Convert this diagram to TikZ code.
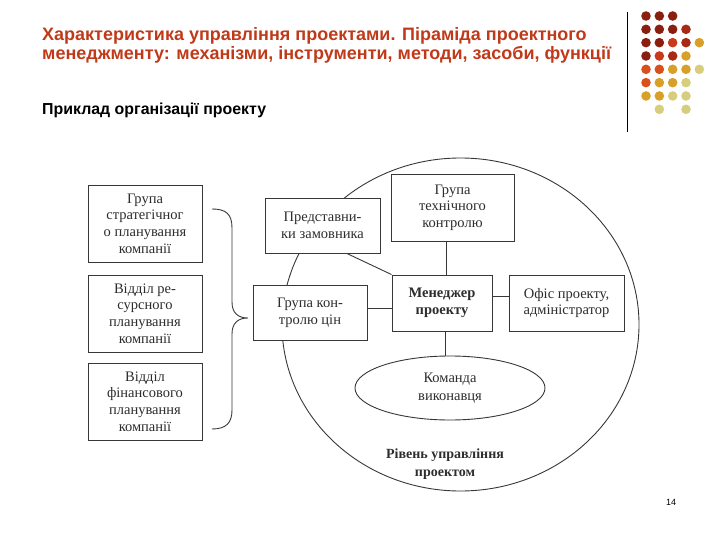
\documentclass[tikz,border=0pt]{standalone}
\usepackage{fontspec}
\setmainfont{Liberation Serif}
\newfontfamily\ttlfont{Liberation Sans}
\usetikzlibrary{calc,shapes.geometric}
\definecolor{ttlred}{RGB}{192,58,26}
\definecolor{lc}{RGB}{55,55,55}
\definecolor{tc}{RGB}{45,45,45}
\definecolor{dA}{RGB}{138,30,15}
\definecolor{dB}{RGB}{168,42,20}
\definecolor{dC}{RGB}{200,58,26}
\definecolor{dD}{RGB}{216,80,28}
\definecolor{dE}{RGB}{216,160,40}
\definecolor{dF}{RGB}{214,206,126}
\tikzset{
  box/.style={draw=lc, line width=0.9pt, fill=white, align=center, text=tc,
    font=\fontsize{14.5}{16.7}\selectfont, inner sep=0pt},
  conn/.style={draw=lc, line width=0.9pt},
  dot/.style={circle, inner sep=0pt, minimum size=9.6pt},
  ttl/.style={anchor=base west, text=ttlred, font=\ttlfont\bfseries\fontsize{18}{20}\selectfont, inner sep=0pt},
}
\begin{document}
\begin{tikzpicture}[x=1pt,y=-1pt]
\useasboundingbox (0,0) rectangle (720,540);
% title
\node[ttl] (t1) at (42,40.5) {Характеристика управління проектами. Піраміда проектного};
\node[ttl] (t2) at (42,59.5) {менеджменту: механізми, інструменти, методи, засоби, функції};
\node[anchor=base west, text=black, font=\ttlfont\bfseries\fontsize{15.9}{18}\selectfont, inner sep=0pt] (sub) at (42,115) {Приклад організації проекту};
\node[anchor=center, text=black, font=\ttlfont\fontsize{9}{11}\selectfont, inner sep=0pt] (pg) at (671,502) {14};
% vertical line
\coordinate (v1) at (627,12);
\coordinate (v2) at (627,132);
\draw[line width=1pt] (v1) -- (v2);
% dots
\foreach \r/\cols in {1/{1/dA,2/dA,3/dA},
                      2/{1/dA,2/dA,3/dA,4/dB},
                      3/{1/dA,2/dA,3/dC,4/dB,5/dE},
                      4/{1/dA,2/dC,3/dB,4/dE},
                      5/{1/dD,2/dD,3/dE,4/dE,5/dF},
                      6/{1/dD,2/dE,3/dE,4/dF},
                      7/{1/dE,2/dE,3/dF,4/dF},
                      8/{2/dF,4/dF}}{
  \foreach \c/\col in \cols {
    \node[dot, fill=\col] (d\r\c) at ({646+13.33*(\c-1)},{16+13.33*(\r-1)}) {};
  }
}
% big circle
\draw[lc, line width=0.9pt] (460.5,324.5) ellipse [x radius=178.5, y radius=166.5];
% left boxes
\node[box, minimum width=114pt, minimum height=77pt] (b1) at (145,223.5) {Група\\стратегічног\\о планування\\компанії};
\node[box, minimum width=114pt, minimum height=77pt] (b2) at (145,313.5) {Відділ ре-\\сурсного\\планування\\компанії};
\node[box, minimum width=114pt, minimum height=77pt] (b3) at (145,401.5) {Відділ\\фінансового\\планування\\компанії};
% brace
\draw[lc, line width=0.9pt] (212,209) .. controls (226,209) and (232,214) .. (232,228) -- (232,302)
  .. controls (232,313) and (238,318) .. (248,318)
  .. controls (238,318) and (232,323) .. (232,334) -- (232,410)
  .. controls (232,423) and (226,429) .. (212,429);
% inner boxes
\node[box, minimum width=115pt, minimum height=55pt] (pred) at (322.5,225.5) {Представни-\\ки замовника};
\node[box, minimum width=114pt, minimum height=55pt] (kontr) at (310,312.5) {Група кон-\\тролю цін};
\node[box, minimum width=123pt, minimum height=67pt] (tech) at (452.5,207.5) {Група\\технічного\\контролю};
\node[box, minimum width=100pt, minimum height=56pt, font=\bfseries\fontsize{14.5}{16.7}\selectfont] (men) at (442,303) {Менеджер\\проекту};
\node[box, minimum width=115pt, minimum height=56pt] (ofis) at (566.5,303) {Офіс проекту,\\адміністратор};
\node[box, ellipse, minimum width=190pt, minimum height=64pt, font=\fontsize{14.5}{18}\selectfont] (team) at (450,388) {Команда\\виконавця};
\node[align=center, text=tc, font=\bfseries\fontsize{14}{18}\selectfont, inner sep=0pt] (lvl) at (445,464) {Рівень управління\\проектом};
% connectors
\coordinate (xa) at (446.7,0);
\coordinate (xb) at (445.7,0);
\coordinate (ya) at (0,308);
\coordinate (yb) at (0,296.7);
\draw[conn] ($(pred.south west)!0.71!(pred.south east)$) -- (men.north west);
\draw[conn] (xa |- tech.south) -- (xa |- men.north);
\draw[conn] (kontr.east |- ya) -- (men.west |- ya);
\draw[conn] (men.east |- yb) -- (ofis.west |- yb);
\draw[conn] (xb |- men.south) -- (xb |- team.north);
\end{tikzpicture}
\end{document}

--- PROBLEM REQUIREMENTS ---
Please write out all the data again word for word, but not the pictures.

--- SOLUTION FOR THIS TASK ---
Convert this diagram to TikZ code.
\documentclass[tikz,border=0pt]{standalone}
\usepackage{fontspec}
\setmainfont{Liberation Serif}
\newfontfamily\ttlfont{Liberation Sans}
\usetikzlibrary{calc,shapes.geometric}
\definecolor{ttlred}{RGB}{192,58,26}
\definecolor{lc}{RGB}{55,55,55}
\definecolor{tc}{RGB}{45,45,45}
\definecolor{dA}{RGB}{138,30,15}
\definecolor{dB}{RGB}{168,42,20}
\definecolor{dC}{RGB}{200,58,26}
\definecolor{dD}{RGB}{216,80,28}
\definecolor{dE}{RGB}{216,160,40}
\definecolor{dF}{RGB}{214,206,126}
\tikzset{
  box/.style={draw=lc, line width=0.9pt, fill=white, align=center, text=tc,
    font=\fontsize{14.5}{16.7}\selectfont, inner sep=0pt},
  conn/.style={draw=lc, line width=0.9pt},
  dot/.style={circle, inner sep=0pt, minimum size=9.6pt},
  ttl/.style={anchor=base west, text=ttlred, font=\ttlfont\bfseries\fontsize{18}{20}\selectfont, inner sep=0pt},
}
\begin{document}
\begin{tikzpicture}[x=1pt,y=-1pt]
\useasboundingbox (0,0) rectangle (720,540);
% title
\node[ttl] (t1) at (42,40.5) {Характеристика управління проектами. Піраміда проектного};
\node[ttl] (t2) at (42,59.5) {менеджменту: механізми, інструменти, методи, засоби, функції};
\node[anchor=base west, text=black, font=\ttlfont\bfseries\fontsize{15.9}{18}\selectfont, inner sep=0pt] (sub) at (42,115) {Приклад організації проекту};
\node[anchor=center, text=black, font=\ttlfont\fontsize{9}{11}\selectfont, inner sep=0pt] (pg) at (671,502) {14};
% vertical line
\coordinate (v1) at (627,12);
\coordinate (v2) at (627,132);
\draw[line width=1pt] (v1) -- (v2);
% dots
\foreach \r/\cols in {1/{1/dA,2/dA,3/dA},
                      2/{1/dA,2/dA,3/dA,4/dB},
                      3/{1/dA,2/dA,3/dC,4/dB,5/dE},
                      4/{1/dA,2/dC,3/dB,4/dE},
                      5/{1/dD,2/dD,3/dE,4/dE,5/dF},
                      6/{1/dD,2/dE,3/dE,4/dF},
                      7/{1/dE,2/dE,3/dF,4/dF},
                      8/{2/dF,4/dF}}{
  \foreach \c/\col in \cols {
    \node[dot, fill=\col] (d\r\c) at ({646+13.33*(\c-1)},{16+13.33*(\r-1)}) {};
  }
}
% big circle
\draw[lc, line width=0.9pt] (460.5,324.5) ellipse [x radius=178.5, y radius=166.5];
% left boxes
\node[box, minimum width=114pt, minimum height=77pt] (b1) at (145,223.5) {Група\\стратегічног\\о планування\\компанії};
\node[box, minimum width=114pt, minimum height=77pt] (b2) at (145,313.5) {Відділ ре-\\сурсного\\планування\\компанії};
\node[box, minimum width=114pt, minimum height=77pt] (b3) at (145,401.5) {Відділ\\фінансового\\планування\\компанії};
% brace
\draw[lc, line width=0.9pt] (212,209) .. controls (226,209) and (232,214) .. (232,228) -- (232,302)
  .. controls (232,313) and (238,318) .. (248,318)
  .. controls (238,318) and (232,323) .. (232,334) -- (232,410)
  .. controls (232,423) and (226,429) .. (212,429);
% inner boxes
\node[box, minimum width=115pt, minimum height=55pt] (pred) at (322.5,225.5) {Представни-\\ки замовника};
\node[box, minimum width=114pt, minimum height=55pt] (kontr) at (310,312.5) {Група кон-\\тролю цін};
\node[box, minimum width=123pt, minimum height=67pt] (tech) at (452.5,207.5) {Група\\технічного\\контролю};
\node[box, minimum width=100pt, minimum height=56pt, font=\bfseries\fontsize{14.5}{16.7}\selectfont] (men) at (442,303) {Менеджер\\проекту};
\node[box, minimum width=115pt, minimum height=56pt] (ofis) at (566.5,303) {Офіс проекту,\\адміністратор};
\node[box, ellipse, minimum width=190pt, minimum height=64pt, font=\fontsize{14.5}{18}\selectfont] (team) at (450,388) {Команда\\виконавця};
\node[align=center, text=tc, font=\bfseries\fontsize{14}{18}\selectfont, inner sep=0pt] (lvl) at (445,464) {Рівень управління\\проектом};
% connectors
\coordinate (xa) at (446.7,0);
\coordinate (xb) at (445.7,0);
\coordinate (ya) at (0,308);
\coordinate (yb) at (0,296.7);
\draw[conn] ($(pred.south west)!0.71!(pred.south east)$) -- (men.north west);
\draw[conn] (xa |- tech.south) -- (xa |- men.north);
\draw[conn] (kontr.east |- ya) -- (men.west |- ya);
\draw[conn] (men.east |- yb) -- (ofis.west |- yb);
\draw[conn] (xb |- men.south) -- (xb |- team.north);
\end{tikzpicture}
\end{document}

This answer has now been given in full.